Cell Value Forms¶
This page goes over some tools that can be used when writing the value forms of cells.
Aborting a computation¶
The computation of a computed cell’s value can be aborted using the
NONE
function. When NONE
is called
inside a computed cell, the value form is exited and the cell’s
current value is preserved. This can be used to prevent a cell’s value
from being recomputed when a condition is not met.
(defcell a 4)
(defcell b (if (< a 10) a (none)))
(setf a 6)
(pprint b) ; Prints 6
(setf a 15)
(pprint b) ; Prints 6
(setf a 8)
(pprint b) ; Prints 8
In this example the computed cell B
evaluates to the value of
A
if it is less than 10
. Otherwise its current value is
preserved with (NONE)
. When the value of A
is set to 15
,
B
keeps its existing value 8
.
Tip
The symbol NONE
is equivalent to calling
NONE
with no arguments.

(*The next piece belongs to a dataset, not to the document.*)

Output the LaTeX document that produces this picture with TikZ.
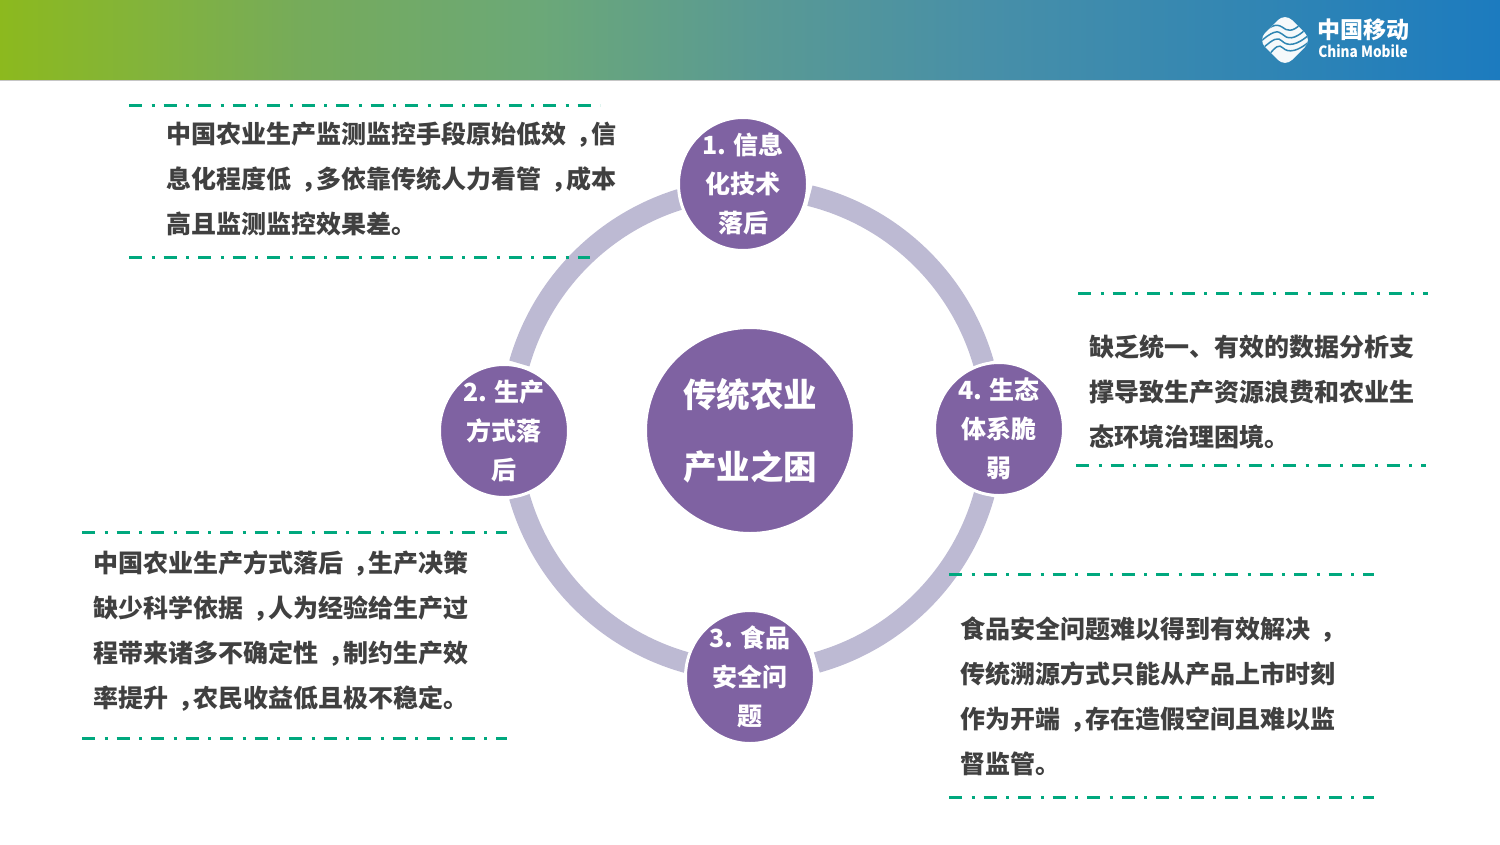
\documentclass[tikz,border=0pt]{standalone}
\usepackage{fontspec}
\setmainfont{Noto Sans CJK SC}
\usetikzlibrary{positioning,shapes.geometric}
\definecolor{ringcol}{HTML}{BDBAD3}
\definecolor{discol}{HTML}{7F62A2}
\definecolor{rulecol}{HTML}{00A87E}
\definecolor{textcol}{HTML}{404040}
\definecolor{logoline}{HTML}{2F86B3}
\definecolor{bana}{HTML}{8CB91E}
\definecolor{banb}{HTML}{82B33C}
\definecolor{banc}{HTML}{76AB5A}
\definecolor{band}{HTML}{6BA878}
\definecolor{bane}{HTML}{5A9A93}
\definecolor{banf}{HTML}{478FA8}
\definecolor{bang}{HTML}{2E84B5}
\definecolor{banh}{HTML}{1C7BBF}
\pgfdeclarehorizontalshading{bannershade}{100bp}{
  color(0bp)=(bana); color(25bp)=(bana); color(30bp)=(banb); color(35bp)=(banc);
  color(43bp)=(band); color(50bp)=(bane); color(58bp)=(banf); color(68bp)=(bang); color(75bp)=(banh); color(100bp)=(banh)}
\tikzset{
  ringarc/.style={draw=ringcol,line width=21pt},
  disc/.style={ellipse,fill=discol,draw=white,line width=3pt,minimum width=129pt,minimum height=133pt,inner sep=0pt},
  hubdisc/.style={disc,minimum width=209pt,minimum height=206pt},
  disctext/.style={inner sep=0pt,text=white,align=center,font=\fontsize{25}{39}\selectfont\bfseries},
  hubtext/.style={disctext,font=\fontsize{33.5}{72}\selectfont\bfseries},
  note/.style={anchor=north west,inner sep=0pt,text=textcol,align=left,font=\fontsize{25}{45}\selectfont\bfseries},
  dashrule/.style={draw=rulecol,line width=3pt,dash pattern=on 13pt off 9.5pt on 3pt off 9pt},
  logostroke/.style={draw=logoline,line width=1.5pt},
}
\newcommand{\zcomma}{\hspace*{0.4em}，\hspace*{-0.4em}}
\begin{document}
\begin{tikzpicture}[x=1pt,y=-1pt]
\useasboundingbox (0,0) rectangle (1500,844);
% banner
\shade[shading=bannershade] (0,0) rectangle (1500,80);
\draw[gray!45,line width=1pt] (0,80.5)--(1500,80.5);
% logo
\begin{scope}
\clip[rounded corners=10pt] (1258,40)--(1285,13)--(1312,40)--(1285,67)--cycle;
\fill[white!95!logoline] (1255,10) rectangle (1315,70);
\draw[logostroke] (1259,43) .. controls (1272,31) and (1278,30) .. (1282,34) .. controls (1287,39) and (1294,41) .. (1307,28);
\draw[logostroke] (1262,49) .. controls (1274,38) and (1278,37) .. (1282,41) .. controls (1287,46) and (1296,47) .. (1311,33);
\draw[logostroke] (1259,36) .. controls (1270,26) and (1276,23) .. (1282,27) .. controls (1287,31) and (1292,33) .. (1302,23);
\draw[logostroke] (1268,56) .. controls (1276,46) and (1279,44) .. (1283,48) .. controls (1288,53) and (1298,52) .. (1311,40);
\end{scope}
\node[inner sep=0pt,text=white] (logocn) at (1363,30) {\fontsize{23}{23}\selectfont\bfseries 中国移动};
\node[inner sep=0pt,text=white] (logoen) at (1363,51) {\scalebox{0.88}[1]{\fontsize{15.5}{15.5}\selectfont\bfseries China Mobile}};
% ring
\coordinate (hub) at (751.5,430);
\foreach \from/\to in {76/16,107/164,196/254.7,-15.5/-74.3}
  \draw[ringarc] (hub) ++(\from:241.5pt) arc[start angle=\from,end angle=\to,radius=241.5pt];
% discs
\node[hubdisc] (hubdisc) at (750,430.5) {};
\node[hubtext] (hubtxt) at (hubdisc) {传统农业\\产业之困};
\node[disc] (info) at (743,184) {};
\node[disctext] (infotxt) at (info) {1. 信息\\化技术\\落后};
\node[disc] (prod) at (504,431) {};
\node[disctext] (prodtxt) at (prod) {2. 生产\\方式落\\后};
\node[disc] (food) at (750,677) {};
\node[disctext] (foodtxt) at (food) {3. 食品\\安全问\\题};
\node[disc] (eco) at (999,429) {};
\node[disctext] (ecotxt) at (eco) {4. 生态\\体系脆\\弱};
% notes
\node[note] (infonote) at (166.5,121.7) {中国农业生产监测监控手段原始低效\zcomma 信\\息化程度低\zcomma 多依靠传统人力看管\zcomma 成本\\高且监测监控效果差。};
\node[note] (econote) at (1089,334.7) {缺乏统一、有效的数据分析支\\撑导致生产资源浪费和农业生\\态环境治理困境。};
\node[note] (prodnote) at (93,550) {中国农业生产方式落后\zcomma 生产决策\\缺少科学依据\zcomma 人为经验给生产过\\程带来诸多不确定性\zcomma 制约生产效\\率提升\zcomma 农民收益低且极不稳定。};
\node[note] (foodnote) at (960,616.7) {食品安全问题难以得到有效解决\zcomma\\传统溯源方式只能从产品上市时刻\\作为开端\zcomma 存在造假空间且难以监\\督监管。};
% rules
\draw[dashrule] (129,105)--(600,105);
\draw[dashrule] (129,257)--(590,257);
\draw[dashrule] (1078,293)--(1428,293);
\draw[dashrule] (1076,465)--(1426,465);
\draw[dashrule] (82,532)--(507,532);
\draw[dashrule] (82,738)--(507,738);
\draw[dashrule] (949,574)--(1374,574);
\draw[dashrule] (949,797)--(1374,797);
\end{tikzpicture}
\end{document}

This definition of B
can
be rewritten as:
(defcell b (if (< a 10) a none))
If NONE
is called while computing the initial value of
the cell, the cell is initialized to the value provided in the
optional argument to NONE
, which defaults to NIL
if
no argument is given.
The following definition of B
ensures that its value is
initialized to 1
, rather than NIL
, if the
initial value of A
is greater than or equal to 10
.
(defcell b
(if (< a 10)
a
(none 1)))
Attention
The value of a computed cell is only computed if it is actually
referenced. NONE
only preserves the current value of
the cell, but this might not be the latest value of the cell if the
cell is only referenced conditionally. A good rule of thumb is to
use NONE
only to prevent a cell from holding an
invalid value.
Condition handling¶
Conditions signaled during the computation of a cell’s value are
resignaled when the cell’s value is referenced. This allows conditions
to be handled in cells directly using HANDLER-BIND
and
HANDLER-CASE
.
(defcell text "0")
(defcell n (parse-integer text))
(defcell validp
(handler-case (plusp n)
(parse-error () nil)))
(live
(if validp
(format t "Valid~%")
(format t "The input ~w is invalid~%" text)))
In this example, cell N
parses an integer from the string held in
cell TEXT
. VALIDP
is a computed cell that evaluates to true if
the parsed integer, held in N
, is greater than 0
. VALIDP
evaluates to NIL
if N
is less than 0
or an integer could not be parsed from the string held in TEXT
,
that is a PARSE-ERROR
condition was signaled
while computing the value of N
.
The following assignments:
(setf text "3")
(setf text "-1")
(setf text "not a number")
(setf text "1")
result in the following being printed:
Valid
The input "-1" is invalid
The input "not a number" is invalid
Valid
Note
This example also demonstrates that
Live blocks can reference cells conditionally. In this case cell
TEXT
is only referenced whenVALIDP
is false.Computed cells,
VALIDP
in this example, can be observed just like any other cell. In-fact, the live block doesn’t care whether a cell is computed cell or not.